This Wolfram Alpha Page contains a derivation of the parametric form of the brachistochrone curve that result from either assuming friction or its absence.
I am asking for help understanding how the solution to the differential equation obtained from applying the Euler-Lagrange equation to the integrand of the the integral representing the total time of descent is obtained. This differential equation can be found on step (30) of the page. I am asking for help in understanding the next step, how setting $$\frac{dy}{dx} = \cot(\theta/2)\tag{31}$$ allows for the equation to be solved, obtaining the parametric equations for $x$ and $y$, shown in steps (32) and (33).

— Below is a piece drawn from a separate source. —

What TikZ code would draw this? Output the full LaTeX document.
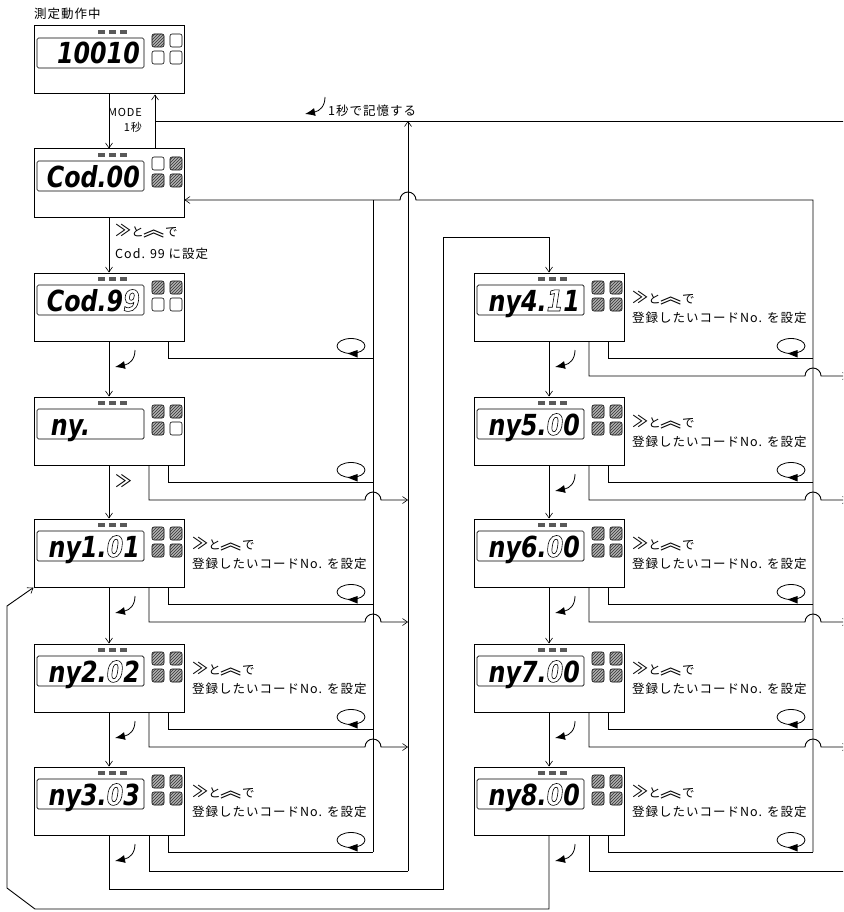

You want to know how $x,\,y$ are obtained in terms of $\theta$ from $\frac{1+y^{\prime 2}}{(1+\mu y^\prime)^2}=\frac{C}{y-\mu x},\,y^\prime=\cot\frac{\theta}{2}$. The former equation reduces to $$y-\mu x=C\frac{(1+\mu y^\prime)^2}{1+y^{\prime 2}}=C\left(\sin\frac{\theta}{2}+\mu\cos\frac{\theta}{2}\right)^2,$$because $1+y^{\prime 2}=\csc^2\frac{\theta}{2}$. Because of the forms of rotation matrices and compound-angle formulae, the effect of $\mu$ in this equation is clearly that of a rotation, thereby mixing $x$ and $y$ and adding a constant to $\theta$. So the frictionless result $$x=\frac{k^2}{2}[\theta-\sin\theta],\,y=\frac{k^2}{2}[1-\cos\theta]$$must generalise to$$x=\frac{k^2}{2}[\theta-\sin\theta+\mu (1-\cos\theta)],\,y=\frac{k^2}{2}[1-\cos\theta+\mu (\theta-\sin\theta)].$$